Breizh-info : La Toscane est un bastion de gauche.
Davide Quadri : Oui, mais des changements ont eu lieu. Florence et la région autour sont de gauche, mais, dans d’autres grandes villes, les mairies sont de droite. La situation est en train de se modifier. La gauche est devenue, avant tout, celle des bobos et n’est plus celle de la périphérie des villes et des travailleurs. La situation est la même en Émilie-Romagne. De plus, l’Ombrie et les Marches sont passées au centre droit, avec respectivement un gouverneur de la Lega et un de Fratelli d’Italia. La gauche reste forte à Milan et à Rome car ce sont de grandes villes aux mains de la bourgeoisie et des bobos, mais dans le reste du pays, la situation est favorable au centre droit.
Breizh-info : Quelle est l’attitude de la Ligue par rapport aux francophones du nord de l’Italie et Frères d’Italie n’a-t-il pas une position antagoniste à ce propos par rapport aux conceptions de la Ligue ?
Davide Quadri : Nous avons une ligne différente. La Lega est pour les autonomies. Nous prenons part au gouvernement du Tyrol du Sud/Haut-Adige et nous avons aussi un peu participé à la direction du Val d’Aoste. Nous sommes pour la défense des identités locales. Au Tyrol du Sud/Haut-Adige, les droits des italophones doivent être aussi défendus et la législation ne doit pas seulement protéger les germanophones. Les inscriptions publiques doivent être bilingues.
Breizh-info : L’écrivain du Val d’Aoste Bruno Salvadori (1942-1980) a-t-il encore de l’influence au sein de la Ligue ?
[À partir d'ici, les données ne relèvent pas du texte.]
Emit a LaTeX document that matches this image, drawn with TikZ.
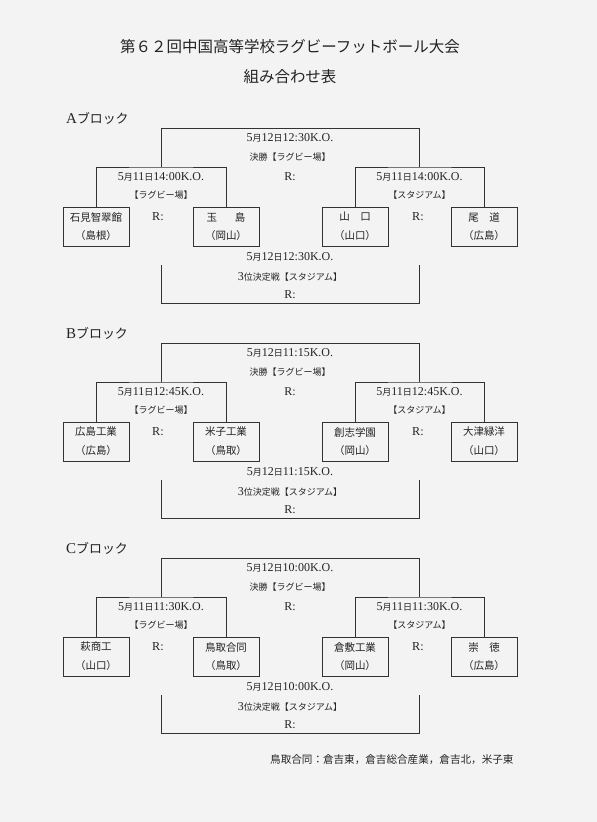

Davide Quadri : Bruno Salvadori était un des plus proches d’Umberto Bossi et une de ses inspirations. Nous avons aussi de bonnes relations avec l’Union valdôtaine, pas assez, mais la situation a changé car cette dernière est devenue plutôt une force de centre gauche et de nombreux scandales de corruption ont touché la région du Val d’Aoste.